Dietro l'attuale crisi del debito che ha colpito la Grecia (e che sta contagiando anche Portogallo, Spagna, Irlanda e, molti temono, anche l'Italia) non c'è solo la nota frode di bilancio commessa dai governanti ateniesi in combutta con le principali banche americane, in particolare la Goldman Sachs di Lloyd Blankfein e la JP Morgan Chase di Jamie Dimon.
Su tutto incombe infatti il sospetto, o meglio, la certezza di una spregiudicata operazione speculativa orchestrata dalla cupola finanziaria di Wall Street per lucrare sull'indebolimento dell'euro. Questo è lo scenario su cui sta timidamente indagando il dipartimento della Giustizia Usa.

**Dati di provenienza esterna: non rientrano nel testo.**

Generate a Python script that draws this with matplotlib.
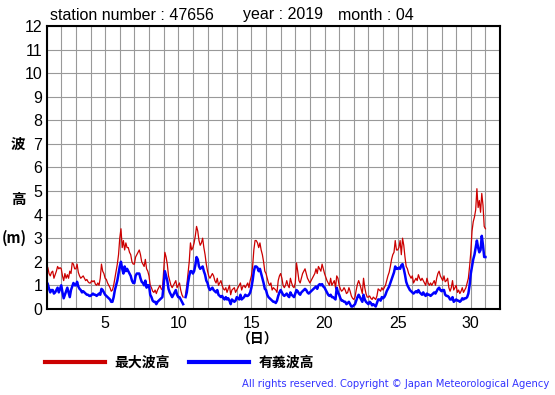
import numpy as np
import matplotlib
matplotlib.use("Agg")
import matplotlib.pyplot as plt

plt.rcParams['font.family'] = ['Liberation Sans', 'Noto Sans CJK JP', 'DejaVu Sans']

# 2-hourly readings, April 2019 (day 1 00h ... day 30 22h, plus 31 00h)
max_wave = [
    1.85, 1.75, 1.5, 1.4, 1.55, 1.6, 1.3, 1.45, 1.6, 1.8, 1.7, 1.75,      # 1
    1.7, 1.4, 1.2, 1.5, 1.3, 1.45, 1.3, 1.6, 1.5, 1.95, 1.9, 1.7,         # 2
    1.7, 1.9, 1.55, 1.4, 1.3, 1.35, 1.4, 1.3, 1.2, 1.25, 1.15, 1.1,       # 3
    1.1, 1.2, 1.15, 1.2, 1.05, 1.0, 1.1, 1.0, 1.3, 1.9, 1.6, 1.5,         # 4
    1.3, 1.25, 1.1, 1.0, 0.9, 0.75, 0.8, 1.0, 1.3, 1.6, 1.9, 2.3,         # 5
    3.0, 3.4, 2.6, 2.9, 2.5, 2.8, 2.6, 2.6, 2.4, 2.3, 2.0, 1.9,           # 6
    1.9, 2.2, 2.3, 2.4, 2.5, 2.3, 2.0, 1.9, 1.8, 2.1, 1.7, 1.6,           # 7
    1.4, 1.0, 0.9, 0.75, 0.7, 0.8, 0.65, 0.8, 0.9, 1.0, 0.85, 0.8,        # 8
    1.6, 2.4, 2.2, 1.9, 1.4, 1.2, 1.0, 0.9, 1.0, 1.1, 1.2, 0.9,           # 9
    1.0, 1.1, 0.8, 0.6, 0.5, np.nan, 0.6, 1.0, 1.5, 2.0, 2.8, 2.5,        # 10
    2.6, 2.8, 3.1, 3.5, 3.3, 2.9, 2.7, 2.8, 3.0, 2.6, 2.3, 1.9,           # 11
    1.6, 1.4, 1.3, 1.4, 1.5, 1.4, 1.2, 1.1, 1.3, 1.0, 1.1, 1.2,           # 12
    1.0, 0.85, 0.8, 0.9, 0.7, 0.85, 1.0, 0.6, 0.8, 0.85, 0.9, 0.7,        # 13
    0.8, 0.9, 1.0, 1.1, 0.8, 0.95, 1.0, 0.9, 1.0, 1.1, 0.9, 1.2,          # 14
    1.4, 1.8, 2.5, 2.9, 2.9, 2.8, 2.6, 2.8, 2.5, 2.3, 2.0, 1.6,           # 15
    1.5, 1.3, 1.1, 1.0, 1.1, 0.8, 0.9, 0.85, 0.8, 0.7, 1.2, 1.4,          # 16
    1.5, 1.3, 1.0, 0.9, 1.0, 1.2, 1.0, 0.9, 1.3, 1.1, 0.95, 0.9,          # 17
    1.1, 1.95, 1.6, 1.2, 1.1, 1.3, 1.5, 1.6, 1.7, 1.5, 1.3, 1.2,          # 18
    1.1, 1.2, 1.3, 1.4, 1.5, 1.7, 1.5, 1.8, 1.7, 1.6, 1.9, 1.7,           # 19
    1.5, 1.35, 1.2, 1.1, 1.0, 1.3, 1.0, 1.1, 1.2, 0.9, 1.4, 1.3,          # 20
    1.0, 0.85, 0.75, 0.8, 0.9, 0.8, 0.65, 0.7, 0.9, 0.75, 0.55, 0.45,     # 21
    0.4, 0.5, 0.8, 1.05, 1.2, 1.05, 0.85, 0.65, 1.3, 0.9, 0.65, 0.5,      # 22
    0.5, 0.55, 0.45, 0.4, 0.5, 0.45, 0.4, 0.55, 0.85, 0.8, 0.75, 0.9,     # 23
    0.8, 0.9, 1.0, 1.2, 1.4, 1.55, 1.8, 2.1, 2.3, 2.4, 2.9, 2.5,          # 24
    2.5, 2.6, 2.9, 2.3, 3.0, 2.7, 2.2, 1.8, 1.7, 1.5, 1.4, 1.3,           # 25
    1.4, 1.1, 1.2, 1.3, 1.2, 1.45, 1.3, 1.2, 1.3, 1.2, 1.1, 1.0,          # 26
    1.3, 1.1, 1.0, 1.1, 1.0, 1.1, 1.2, 1.0, 1.3, 1.5, 1.6, 1.4,           # 27
    1.3, 1.2, 1.4, 1.15, 1.2, 1.3, 0.9, 0.75, 0.9, 1.2, 0.8, 0.9,         # 28
    1.0, 0.7, 0.8, 0.65, 0.75, 0.9, 0.7, 0.8, 0.9, 1.1, 1.3, 1.8,         # 29
    2.4, 3.3, 3.7, 3.9, 4.2, 5.1, 4.3, 4.6, 4.1, 4.9, 4.4, 3.5,           # 30
    3.4,
]
sig_wave = [
    1.15, 1.05, 0.85, 0.7, 0.8, 0.8, 0.65, 0.7, 0.8, 0.9, 0.7, 0.85,      # 1
    1.0, 0.7, 0.45, 0.6, 0.75, 0.9, 0.7, 0.5, 0.8, 0.95, 1.1, 1.0,        # 2
    1.0, 1.15, 0.95, 0.85, 0.8, 0.7, 0.75, 0.7, 0.65, 0.6, 0.6, 0.55,     # 3
    0.55, 0.6, 0.65, 0.6, 0.6, 0.55, 0.6, 0.65, 0.6, 0.85, 0.8, 0.7,      # 4
    0.6, 0.55, 0.5, 0.45, 0.4, 0.3, 0.3, 0.5, 0.8, 1.0, 1.2, 1.5,         # 5
    1.8, 2.0, 1.7, 1.5, 1.8, 1.6, 1.7, 1.6, 1.5, 1.4, 1.2, 1.1,           # 6
    1.1, 1.4, 1.5, 1.5, 1.5, 1.3, 1.15, 1.1, 1.0, 1.2, 0.9, 1.0,          # 7
    1.0, 0.6, 0.5, 0.35, 0.3, 0.3, 0.2, 0.3, 0.35, 0.4, 0.45, 0.5,        # 8
    1.0, 1.6, 1.4, 1.2, 0.85, 0.7, 0.6, 0.5, 0.6, 0.7, 0.8, 0.6,          # 9
    0.5, 0.5, 0.4, 0.3, 0.2, np.nan, 0.5, 0.7, 1.1, 1.4, 1.6, 1.6,        # 10
    1.5, 1.6, 1.85, 2.2, 2.1, 1.8, 1.7, 1.75, 1.8, 1.6, 1.45, 1.2,        # 11
    1.1, 0.9, 0.8, 0.85, 0.9, 0.8, 0.75, 0.7, 0.8, 0.6, 0.55, 0.5,        # 12
    0.55, 0.45, 0.4, 0.5, 0.4, 0.45, 0.35, 0.2, 0.4, 0.35, 0.3, 0.35,     # 13
    0.5, 0.45, 0.4, 0.6, 0.4, 0.45, 0.5, 0.6, 0.55, 0.55, 0.6, 0.7,       # 14
    0.9, 1.2, 1.6, 1.8, 1.8, 1.75, 1.6, 1.7, 1.5, 1.3, 1.1, 0.85,         # 15
    0.8, 0.6, 0.5, 0.45, 0.4, 0.35, 0.3, 0.3, 0.25, 0.35, 0.55, 0.7,      # 16
    0.8, 0.7, 0.6, 0.55, 0.6, 0.65, 0.55, 0.5, 0.7, 0.6, 0.55, 0.5,       # 17
    0.65, 0.8, 0.75, 0.65, 0.6, 0.7, 0.75, 0.8, 0.85, 0.8, 0.7, 0.65,     # 18
    0.7, 0.75, 0.8, 0.85, 0.9, 0.95, 0.85, 1.0, 1.05, 1.0, 1.05, 0.95,    # 19
    0.9, 0.8, 0.7, 0.6, 0.55, 0.6, 0.5, 0.5, 0.45, 0.4, 0.9, 0.7,         # 20
    0.6, 0.45, 0.35, 0.35, 0.3, 0.3, 0.2, 0.25, 0.3, 0.2, 0.1, 0.1,       # 21
    0.15, 0.2, 0.35, 0.5, 0.6, 0.5, 0.4, 0.3, 0.6, 0.4, 0.3, 0.25,        # 22
    0.2, 0.3, 0.25, 0.15, 0.2, 0.15, 0.1, 0.25, 0.4, 0.4, 0.35, 0.5,      # 23
    0.45, 0.5, 0.6, 0.75, 0.85, 0.95, 1.1, 1.25, 1.4, 1.55, 1.8, 1.7,     # 24
    1.7, 1.75, 1.7, 1.85, 1.9, 1.7, 1.45, 1.15, 1.0, 0.9, 0.8, 0.75,      # 25
    0.7, 0.65, 0.7, 0.75, 0.7, 0.8, 0.7, 0.65, 0.6, 0.7, 0.6, 0.55,       # 26
    0.65, 0.6, 0.6, 0.55, 0.6, 0.65, 0.7, 0.65, 0.75, 0.85, 0.9, 0.8,     # 27
    0.75, 0.8, 0.8, 0.6, 0.55, 0.55, 0.5, 0.4, 0.4, 0.5, 0.3, 0.35,       # 28
    0.4, 0.35, 0.35, 0.3, 0.35, 0.45, 0.4, 0.45, 0.45, 0.5, 0.65, 1.0,    # 29
    1.5, 1.8, 2.1, 2.3, 2.6, 2.9, 2.6, 2.4, 2.5, 3.1, 2.7, 2.2,           # 30
    2.2,
]
day_ticks = [5, 10, 15, 20, 25, 30]
height_ticks = list(range(0, 13))

t = 1 + np.arange(len(max_wave)) * 2 / 24.0

fig = plt.figure(figsize=(5.55, 3.95), dpi=100)
ax = fig.add_axes([0.084, 0.218, 0.817, 0.716])

ax.plot(t, max_wave, color="#cc0000", lw=0.9)
ax.plot(t, sig_wave, color="#0000ff", lw=1.8)

ax.set_xlim(1, 32)
ax.set_ylim(0, 12)
ax.set_xticks(day_ticks)
ax.set_yticks(height_ticks)
ax.set_xticks(np.arange(1, 33), minor=True)
ax.grid(which="both", color="#999999", lw=0.8)
ax.tick_params(which="both", length=0, labelsize=11.5)
ax.tick_params(axis="x", pad=5)
ax.tick_params(axis="y", pad=3)
for s in ax.spines.values():
    s.set_color("black"); s.set_linewidth(1.5)

fig.text(50/555, 1 - 15/395, "station number : 47656", fontsize=11.5, va="center")
fig.text(243/555, 1 - 15/395, "year : 2019", fontsize=11.5, va="center")
fig.text(338/555, 1 - 15/395, "month : 04", fontsize=11.5, va="center")

cjk = ["Noto Sans CJK JP", "DejaVu Sans"]
fig.text(18/555, 1 - 144/395, "波", family=cjk, fontsize=10.5, weight="bold", ha="center", va="center")
fig.text(18/555, 1 - 199/395, "高", family=cjk, fontsize=10.5, weight="bold", ha="center", va="center")
fig.text(14/555, 1 - 238/395, "(m)", family=cjk, fontsize=10.5, weight="bold", ha="center", va="center")
fig.text(258/555, 1 - 340/395, "（日）", family=cjk, fontsize=10, weight="bold", ha="center", va="center")

leg = ax.legend(["最大波高", "有義波高"], loc="center left", bbox_to_anchor=(45/555, 1 - 363/395),
                bbox_transform=fig.transFigure, ncol=2, frameon=False, borderpad=0, borderaxespad=0,
                handlelength=4.3, handletextpad=0.7, columnspacing=1.4,
                prop={"family": cjk, "size": 10, "weight": "bold"})
for h in leg.get_lines():
    h.set_linewidth(3)

fig.text(549/555, 1 - 384/395, "All rights reserved. Copyright © Japan Meteorological Agency",
         family="DejaVu Sans", fontsize=7.2, color="#3333ff", ha="right", va="center")

fig.savefig("out.png", dpi=100)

Sotto scrutinio ci sono le colossali e contemporanee movimentazioni
di fondi speculativi Usa (che scommettono sul futuro deprezzamento della
valuta europea) registrati subito dopo la famosa cena tenutasi l'8
febbraio a Manhattan tra i finanzieri che quei fondi amministrano:
George Soros (Soros Fund), John Paulson (Paulson & Co.),
Steven Cohen (Sac), David Einhorn (Greenlight),
Donald Morgan (Brigade) e Andy Monness (Monness Crespi
Hardt & Co.).
A garantire il successo di questa operazione
speculativa ci ha pensato il loro potente socio Harold 'Terry' McGraw
III, che - attraverso il braccio armato della sua McGraw-Hill,
ovvero l'agenzia di rating Standard & Poor's - ha
declassato i titoli di Stato greci, portoghesi e spagnoli innescando la
'necessaria' crisi dell'euro.
Ma forse c'è di più, e di peggio. Sono sempre di più gli economisti e
i politici europei che in questo attacco all'euro vedono non un
semplice mezzo speculativo, ma un fine politico.
Il sospetto è che le
lobby finanziarie d'oltreoceano mirino ad abbattere il valore della
moneta unica europea fino a portarla alla parità con il dollaro, allo
scopo di salvaguardare la sempre più traballante egemonia globale della
valuta statunitense. Affossare l'euro, o quantomeno ridimensionarlo, per
tenere a galla il malandato biglietto verde, altrimenti destinato a
tramontare come valuta di riferimento mondiale.
Altri ancora pensano
che portare sull'orlo della bancarotta gli Stati europei più deboli
(Portogallo, Irlanda, Grecia e Spagna: i cosiddetti Pigs, o Piigs, se si
comprende anche l'Italia) potrebbe dare impulso al mai tramontato
progetto franco-tedesco di un'Europa a due velocità, con le 'zavorre'
relegate a un ruolo marginale.
C'è infine chi, soprattutto nel variegato mondo 'no-global', va anche oltre queste interpretazioni, giudicando l'aggressione all'euro non come una sciovinistica manovra statunitense per sabotare la concorrenza economica del Vecchio Continente, bensì come una macchinazione dell'élite politica ed economica transnazionale (quindi anche europea) tesa a giustificare il potenziamento delle istituzioni globali, a partire dal Fondo Monetario Internazionale. Creare panico per poi invocare, come unica soluzione, come ancora di salvezza, un nuovo ordine economico mondiale dominato da organismi sovranazionali tecnocratici. Scenari che, secondo i sostenitori di questa tesi, saranno al centro delle prossime riunioni annuali a porte chiuse delle più potenti lobby globaliste: dalla Commissione Trilaterale (7-9 maggio a Dublino) al Bilderberg Group (3-6 giugno a Sitges, Barcellona).
A prescindere dalle diverse interpretazioni di quanto sta accadendo, una cosa è certa: a pagare il conto degli imbrogli dei politici europei e delle speculazioni dei predatori finanziari americani saranno le masse popolari. Per ora quelle greche, domani si vedrà.